Leave out every picture, then transcribe the rest of the listing exactly.
━━━ DATA LINES
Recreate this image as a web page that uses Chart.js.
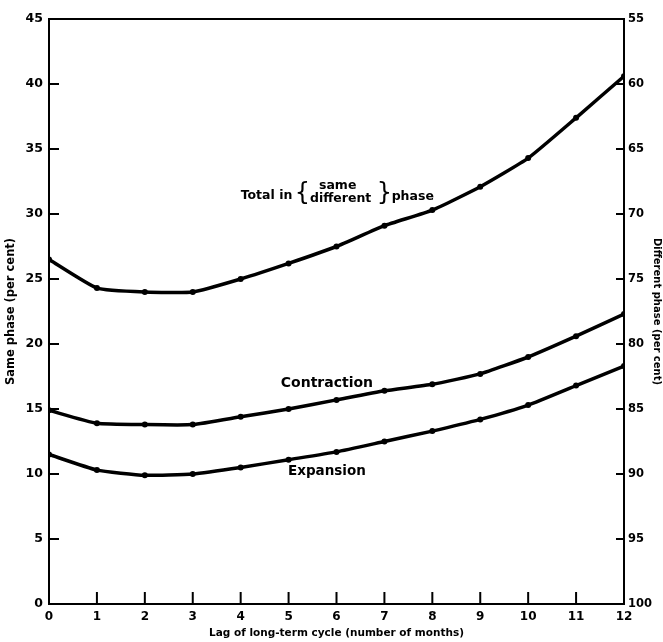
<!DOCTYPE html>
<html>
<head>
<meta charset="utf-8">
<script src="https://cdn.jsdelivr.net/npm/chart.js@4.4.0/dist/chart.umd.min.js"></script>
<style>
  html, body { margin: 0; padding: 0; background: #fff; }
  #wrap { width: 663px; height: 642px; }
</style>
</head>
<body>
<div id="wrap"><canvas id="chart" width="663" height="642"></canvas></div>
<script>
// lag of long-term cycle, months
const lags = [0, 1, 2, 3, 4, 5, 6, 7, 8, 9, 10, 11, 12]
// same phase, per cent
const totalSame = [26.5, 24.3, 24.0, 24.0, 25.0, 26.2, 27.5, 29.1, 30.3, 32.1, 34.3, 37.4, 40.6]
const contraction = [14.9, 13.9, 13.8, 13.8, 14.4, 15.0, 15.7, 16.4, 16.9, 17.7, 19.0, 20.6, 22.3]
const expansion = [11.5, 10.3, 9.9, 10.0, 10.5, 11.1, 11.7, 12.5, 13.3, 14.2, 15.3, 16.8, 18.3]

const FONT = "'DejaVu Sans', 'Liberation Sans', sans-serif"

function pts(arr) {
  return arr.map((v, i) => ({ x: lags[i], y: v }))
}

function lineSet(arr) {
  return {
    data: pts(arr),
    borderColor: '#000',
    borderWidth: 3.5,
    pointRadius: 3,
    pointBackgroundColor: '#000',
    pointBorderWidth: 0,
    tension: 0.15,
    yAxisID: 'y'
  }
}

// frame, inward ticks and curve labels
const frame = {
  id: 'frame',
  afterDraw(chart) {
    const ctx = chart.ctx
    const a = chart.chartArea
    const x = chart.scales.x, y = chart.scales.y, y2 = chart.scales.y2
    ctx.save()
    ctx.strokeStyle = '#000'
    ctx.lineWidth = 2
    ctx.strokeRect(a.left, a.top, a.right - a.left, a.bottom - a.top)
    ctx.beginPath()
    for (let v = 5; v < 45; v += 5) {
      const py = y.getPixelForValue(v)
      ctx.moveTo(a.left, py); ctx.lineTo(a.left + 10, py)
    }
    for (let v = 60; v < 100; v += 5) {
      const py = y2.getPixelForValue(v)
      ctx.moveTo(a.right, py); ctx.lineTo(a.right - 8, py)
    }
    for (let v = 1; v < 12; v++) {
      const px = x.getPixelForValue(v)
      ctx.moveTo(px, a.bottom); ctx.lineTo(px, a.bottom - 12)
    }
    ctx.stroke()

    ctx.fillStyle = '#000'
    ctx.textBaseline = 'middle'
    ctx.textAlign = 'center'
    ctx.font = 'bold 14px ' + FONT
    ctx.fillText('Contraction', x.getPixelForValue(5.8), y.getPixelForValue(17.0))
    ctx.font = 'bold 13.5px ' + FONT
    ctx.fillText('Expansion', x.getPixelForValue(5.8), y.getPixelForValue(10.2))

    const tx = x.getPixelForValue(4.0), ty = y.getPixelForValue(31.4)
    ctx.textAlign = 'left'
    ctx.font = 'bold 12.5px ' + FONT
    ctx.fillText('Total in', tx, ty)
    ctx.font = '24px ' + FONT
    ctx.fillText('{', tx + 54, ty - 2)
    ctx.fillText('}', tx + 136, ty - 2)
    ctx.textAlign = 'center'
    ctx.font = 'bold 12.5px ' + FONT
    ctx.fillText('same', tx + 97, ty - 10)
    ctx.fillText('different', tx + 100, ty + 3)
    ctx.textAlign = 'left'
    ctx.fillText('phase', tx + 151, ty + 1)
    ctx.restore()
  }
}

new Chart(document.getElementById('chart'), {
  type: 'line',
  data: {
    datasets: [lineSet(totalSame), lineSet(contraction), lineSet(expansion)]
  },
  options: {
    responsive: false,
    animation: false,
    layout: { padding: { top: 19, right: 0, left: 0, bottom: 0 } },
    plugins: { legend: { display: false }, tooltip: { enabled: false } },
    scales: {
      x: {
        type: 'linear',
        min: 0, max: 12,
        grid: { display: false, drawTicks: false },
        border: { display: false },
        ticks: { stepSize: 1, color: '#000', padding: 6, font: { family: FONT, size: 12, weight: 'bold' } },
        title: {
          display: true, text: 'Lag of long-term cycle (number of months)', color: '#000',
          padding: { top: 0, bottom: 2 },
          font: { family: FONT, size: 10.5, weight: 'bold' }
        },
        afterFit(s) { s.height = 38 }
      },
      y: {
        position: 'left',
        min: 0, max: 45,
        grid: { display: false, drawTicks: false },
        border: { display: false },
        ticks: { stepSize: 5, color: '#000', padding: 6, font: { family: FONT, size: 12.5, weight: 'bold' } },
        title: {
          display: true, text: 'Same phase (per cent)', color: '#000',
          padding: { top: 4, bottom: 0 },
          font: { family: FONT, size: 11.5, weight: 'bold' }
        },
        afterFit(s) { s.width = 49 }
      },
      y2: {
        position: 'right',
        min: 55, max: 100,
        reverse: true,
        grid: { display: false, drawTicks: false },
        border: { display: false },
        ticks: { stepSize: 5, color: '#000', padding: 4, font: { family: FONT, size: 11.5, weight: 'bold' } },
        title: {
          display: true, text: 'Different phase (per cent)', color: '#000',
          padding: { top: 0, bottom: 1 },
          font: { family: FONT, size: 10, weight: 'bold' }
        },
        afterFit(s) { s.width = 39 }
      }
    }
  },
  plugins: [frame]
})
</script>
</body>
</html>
━━━━━━
RIGHT ANSWER:
Recreate this image as a web page that uses Chart.js.
<!DOCTYPE html>
<html>
<head>
<meta charset="utf-8">
<script src="https://cdn.jsdelivr.net/npm/chart.js@4.4.0/dist/chart.umd.min.js"></script>
<style>
  html, body { margin: 0; padding: 0; background: #fff; }
  #wrap { width: 663px; height: 642px; }
</style>
</head>
<body>
<div id="wrap"><canvas id="chart" width="663" height="642"></canvas></div>
<script>
// lag of long-term cycle, months
const lags = [0, 1, 2, 3, 4, 5, 6, 7, 8, 9, 10, 11, 12]
// same phase, per cent
const totalSame = [26.5, 24.3, 24.0, 24.0, 25.0, 26.2, 27.5, 29.1, 30.3, 32.1, 34.3, 37.4, 40.6]
const contraction = [14.9, 13.9, 13.8, 13.8, 14.4, 15.0, 15.7, 16.4, 16.9, 17.7, 19.0, 20.6, 22.3]
const expansion = [11.5, 10.3, 9.9, 10.0, 10.5, 11.1, 11.7, 12.5, 13.3, 14.2, 15.3, 16.8, 18.3]

const FONT = "'DejaVu Sans', 'Liberation Sans', sans-serif"

function pts(arr) {
  return arr.map((v, i) => ({ x: lags[i], y: v }))
}

function lineSet(arr) {
  return {
    data: pts(arr),
    borderColor: '#000',
    borderWidth: 3.5,
    pointRadius: 3,
    pointBackgroundColor: '#000',
    pointBorderWidth: 0,
    tension: 0.15,
    yAxisID: 'y'
  }
}

// frame, inward ticks and curve labels
const frame = {
  id: 'frame',
  afterDraw(chart) {
    const ctx = chart.ctx
    const a = chart.chartArea
    const x = chart.scales.x, y = chart.scales.y, y2 = chart.scales.y2
    ctx.save()
    ctx.strokeStyle = '#000'
    ctx.lineWidth = 2
    ctx.strokeRect(a.left, a.top, a.right - a.left, a.bottom - a.top)
    ctx.beginPath()
    for (let v = 5; v < 45; v += 5) {
      const py = y.getPixelForValue(v)
      ctx.moveTo(a.left, py); ctx.lineTo(a.left + 10, py)
    }
    for (let v = 60; v < 100; v += 5) {
      const py = y2.getPixelForValue(v)
      ctx.moveTo(a.right, py); ctx.lineTo(a.right - 8, py)
    }
    for (let v = 1; v < 12; v++) {
      const px = x.getPixelForValue(v)
      ctx.moveTo(px, a.bottom); ctx.lineTo(px, a.bottom - 12)
    }
    ctx.stroke()

    ctx.fillStyle = '#000'
    ctx.textBaseline = 'middle'
    ctx.textAlign = 'center'
    ctx.font = 'bold 14px ' + FONT
    ctx.fillText('Contraction', x.getPixelForValue(5.8), y.getPixelForValue(17.0))
    ctx.font = 'bold 13.5px ' + FONT
    ctx.fillText('Expansion', x.getPixelForValue(5.8), y.getPixelForValue(10.2))

    const tx = x.getPixelForValue(4.0), ty = y.getPixelForValue(31.4)
    ctx.textAlign = 'left'
    ctx.font = 'bold 12.5px ' + FONT
    ctx.fillText('Total in', tx, ty)
    ctx.font = '24px ' + FONT
    ctx.fillText('{', tx + 54, ty - 2)
    ctx.fillText('}', tx + 136, ty - 2)
    ctx.textAlign = 'center'
    ctx.font = 'bold 12.5px ' + FONT
    ctx.fillText('same', tx + 97, ty - 10)
    ctx.fillText('different', tx + 100, ty + 3)
    ctx.textAlign = 'left'
    ctx.fillText('phase', tx + 151, ty + 1)
    ctx.restore()
  }
}

new Chart(document.getElementById('chart'), {
  type: 'line',
  data: {
    datasets: [lineSet(totalSame), lineSet(contraction), lineSet(expansion)]
  },
  options: {
    responsive: false,
    animation: false,
    layout: { padding: { top: 19, right: 0, left: 0, bottom: 0 } },
    plugins: { legend: { display: false }, tooltip: { enabled: false } },
    scales: {
      x: {
        type: 'linear',
        min: 0, max: 12,
        grid: { display: false, drawTicks: false },
        border: { display: false },
        ticks: { stepSize: 1, color: '#000', padding: 6, font: { family: FONT, size: 12, weight: 'bold' } },
        title: {
          display: true, text: 'Lag of long-term cycle (number of months)', color: '#000',
          padding: { top: 0, bottom: 2 },
          font: { family: FONT, size: 10.5, weight: 'bold' }
        },
        afterFit(s) { s.height = 38 }
      },
      y: {
        position: 'left',
        min: 0, max: 45,
        grid: { display: false, drawTicks: false },
        border: { display: false },
        ticks: { stepSize: 5, color: '#000', padding: 6, font: { family: FONT, size: 12.5, weight: 'bold' } },
        title: {
          display: true, text: 'Same phase (per cent)', color: '#000',
          padding: { top: 4, bottom: 0 },
          font: { family: FONT, size: 11.5, weight: 'bold' }
        },
        afterFit(s) { s.width = 49 }
      },
      y2: {
        position: 'right',
        min: 55, max: 100,
        reverse: true,
        grid: { display: false, drawTicks: false },
        border: { display: false },
        ticks: { stepSize: 5, color: '#000', padding: 4, font: { family: FONT, size: 11.5, weight: 'bold' } },
        title: {
          display: true, text: 'Different phase (per cent)', color: '#000',
          padding: { top: 0, bottom: 1 },
          font: { family: FONT, size: 10, weight: 'bold' }
        },
        afterFit(s) { s.width = 39 }
      }
    }
  },
  plugins: [frame]
})
</script>
</body>
</html>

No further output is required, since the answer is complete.